Torn Between Two Lovers?


Last night, I cried. I cried and I called my ex-boyfriend again. I am mad at myself for constantly cheating, for always going back and forth two guys, and always wondering if I just made the biggest mistake of my life or if I am about to let go of a great romantic opportunity. Recently, I made the most difficult decision of breaking up with my boyfriend for my childhood crush turned to lover. I loved my ex, but he neglects my emotions and just talks to me when I am in a good mood. He is definitely selfish, but I have grown and matured last year to the point that I became ready to let go of things that make me suffer. And he is one of them. And yet, when my current boyfriend and I went on a date yesterday, we passed by the places where me and my ex-boyfriend used to date and eat happily. I looked sadly at my current boyfriend and wondered whether I really love him or I just made a big mistake of being with him now. So last night, as I was about to sleep, I called my ex-boyfriend and cried as I told him that I miss and love him still. He was the same way and that made me cry harder. I cried and cried because we wanted to be back together but my family and my boyfriend and my boyfriend’s family would be mad at me for doing such a horrible thing on him. So I cried. And yet, my ex’s controlling nature resurfaced and it only made the situation harder. I was thinking that he was the love of my life but he’s making things hard for me again. And so, the only solution I thought of was to email my most trusted psychic at the moment, Lawrence, and ask for his opinion. I sent him pictures of the three of us with my question, and this is what he said: (click to enlarge)

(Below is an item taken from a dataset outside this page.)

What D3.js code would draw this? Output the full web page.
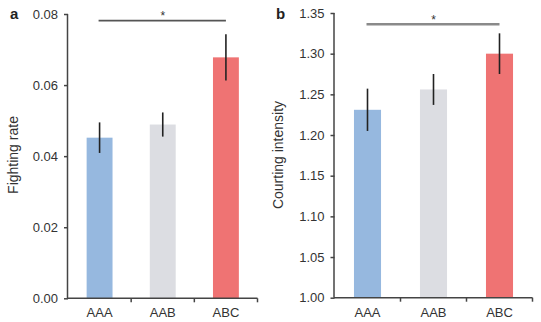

Reply: I checked them out, my vibes is NEITHER one of them is right for you.

Reading his answer, I thought to myself that I went into this whole chaos just for the thrill and experience, and not for something long-lasting. Months ago, I already knew that I may not choose one of them in the end. I had no heartfelt connection to them, just like to my family. It’s as if I was an alien who left my family from another planet in order to experience the chaos on earth. I still feel alone. And I don’t know why I am doing this. Whenever my current boyfriend and I go on dates, I only can see him as a male best friend who sexually likes me. This may be love, but this is definitely not a soul mate connection. I guess for now I will do my best to love him and give ourselves good romantic memories to be remembered later on, but at least now I know that I should have believed my gut instincts. And I am getting better in my intuition, I guess.